University of Wollongong students are struggling financially as the cost-of-living skyrockets, making it hard for those already on tight budgets to pay the bills and buy groceries.

UOW student Cunial Burns said that young people have been experiencing financial struggles for two years.

“I have noticed a gradual increase over the last couple of years,” Ms Burns said.

“It is becoming noticeable and harder to live with as it is now affecting my daily life.”

On April 26, the Reserve Bank of Australia (RBA) published a report examining major price rises including medical and hospital services, education, gas and other household costs and accommodation.

“I find that when you are studying full time you cannot make money to be able to live more comfortably than you would if you did work full time and you have a sustainable income,” Ms Burns said.

“I am currently paying my car on a loan, and I notice that the payments have risent.

Ms Burns suggested that more aid, that was accessible to everyone, would be a way to tackle the increase in living expenses.
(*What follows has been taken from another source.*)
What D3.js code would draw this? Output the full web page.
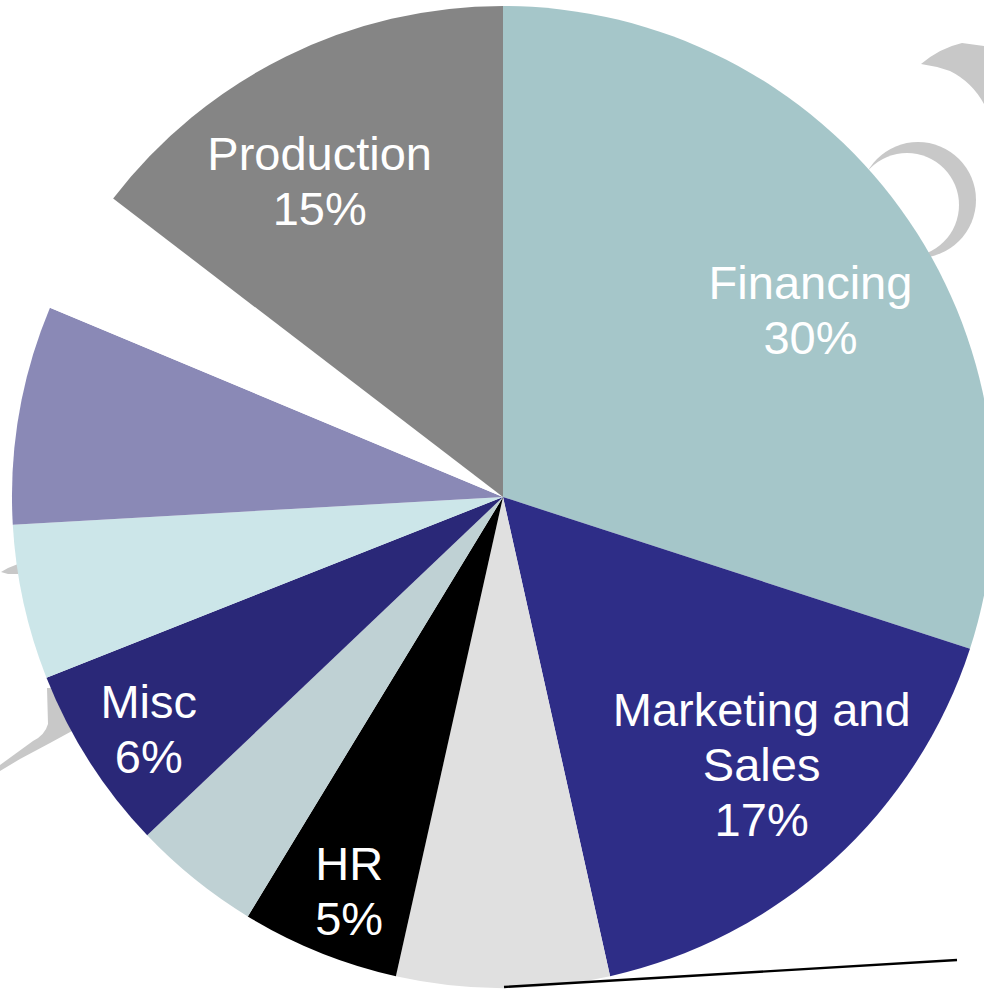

“I think a good strategy would be to provide benefits such as rental assistance,” she added.

The University of Wollongong has held numerous voluntary activities that support students with financial difficulties, one of them is the UOW PULSE pantry program.

UOW PULSE pantry volunteer lead, Aayushi Kumar said that the ultimate purpose for this program is to support all students who are financially struggling.

“The highest we got is like 300 students in one day during Covid. Now we have around 100 to 150 students a day,” Ms Kumar said.

“I feel like these opportunities and these activities actually help students with their daily lives as well as communication skills.”

Pulsie Pantry gives free groceries for students in need every Wednesday and Thursday.

This provides constant support for university students during the highest peak of inflation.